Paul: So there’s an interesting discussion about microservices at AWS. I guess they didn’t call them microservices at the time, but having fully service oriented architecture.
So, one of the things they talked about is how when you roll, or when you continuously deploy a service, you might break other services. So, the thing that actually breaks may not be in any way related to the people who’s alarms start going off. And, in fact, there may be multiple steps away from who’s alarms are going off.
Edith: Google has a similar system, and I heard that they monitor 200 plus different metrics. And one of the ones they monitor is just do people say, “Gmail sucks more?” on Twitter.
Paul: Oh. Interesting.
The thing that I’m getting at in terms of how little or much can you continuously deliver is, if you are Google or you’re Facebook and you have the monolithic code repos, the thing that you’re releasing is it’s not the same release process as someone like Amazon who has what I would describe as pure, continuous delivery.
Every service does it’s own continuous delivery and your dependencies may be changing at any time and you don’t actually know what’s going on. Versus Facebook, we are taking this multi-gigabyte binary and we’re uploading it to a set of servers, and sure, we’re slowly releasing and maybe we’re doing that multiple times a week or multiple times a day.
But it’s not quite the same as Amazon releasing every 11 seconds. And I think we can see, even between these multiple large companies who have incredibly advanced release process, that you could say that they are clearly at different spectrums along continuous delivery.
Edith: So, what do you think is suitable for, let’s say, a medium company with, let’s say, 10 developers?
Paul: I mean, there’s a lot of different things going in. Who is your customer base? What is the level of safety that you need? Let’s suppose that it’s a consumer web app. If it’s a consumer web app, I would expect that that company should be continuously delivering all the time. Especially if it’s slightly okay to break things.
Edith: Yeah.
Paul: Or at least, you break things you can kind of roll them back or whatever within a couple of minutes. A team of that size might not have the resources to make their continuous delivery process perfect. But it seems likely that they would have more success shipping with continuous delivery than shipping without it. So lower risks, higher velocity. That sort of thing.

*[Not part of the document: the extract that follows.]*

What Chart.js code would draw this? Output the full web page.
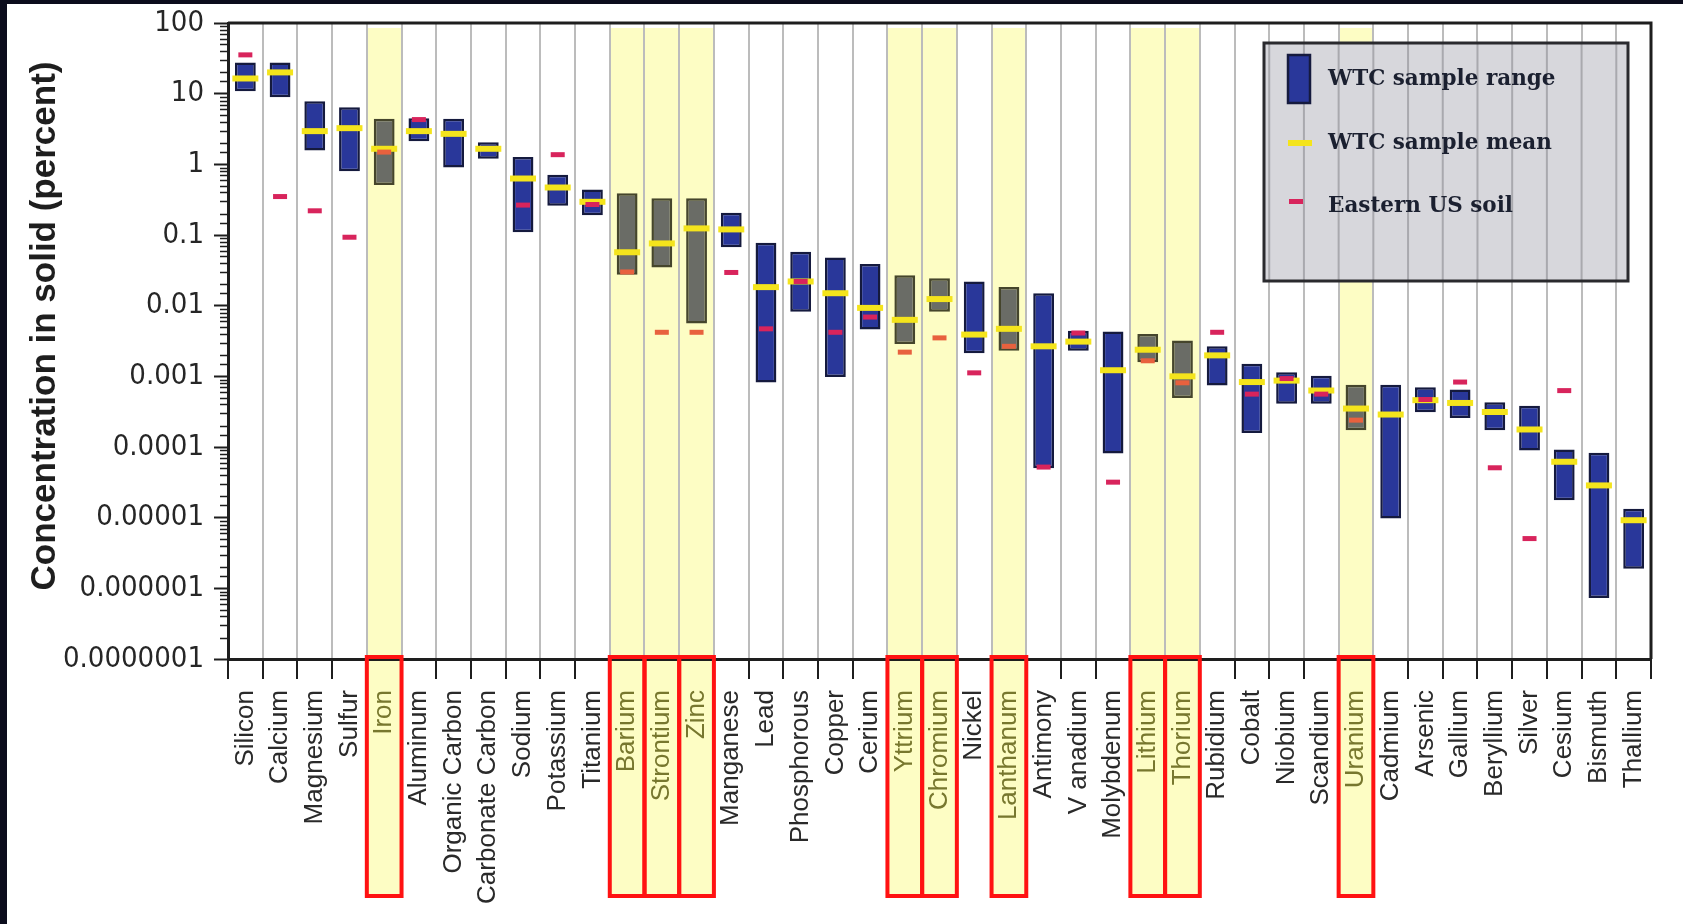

Edith: It’s funny how continuous delivery has permeated even the VC world. Jason Lemkin, the guy behind SaaStr,
Paul: Right.
Edith: He tweeted yesterday that one of his due diligence questions was how,”How often can you roll back, and does it work?”
Paul: Right.
Edith: And it’s funny that I think of that as a very technical thing, like, “can you roll back?” But to the VC is seen as a sign of technical sophistication.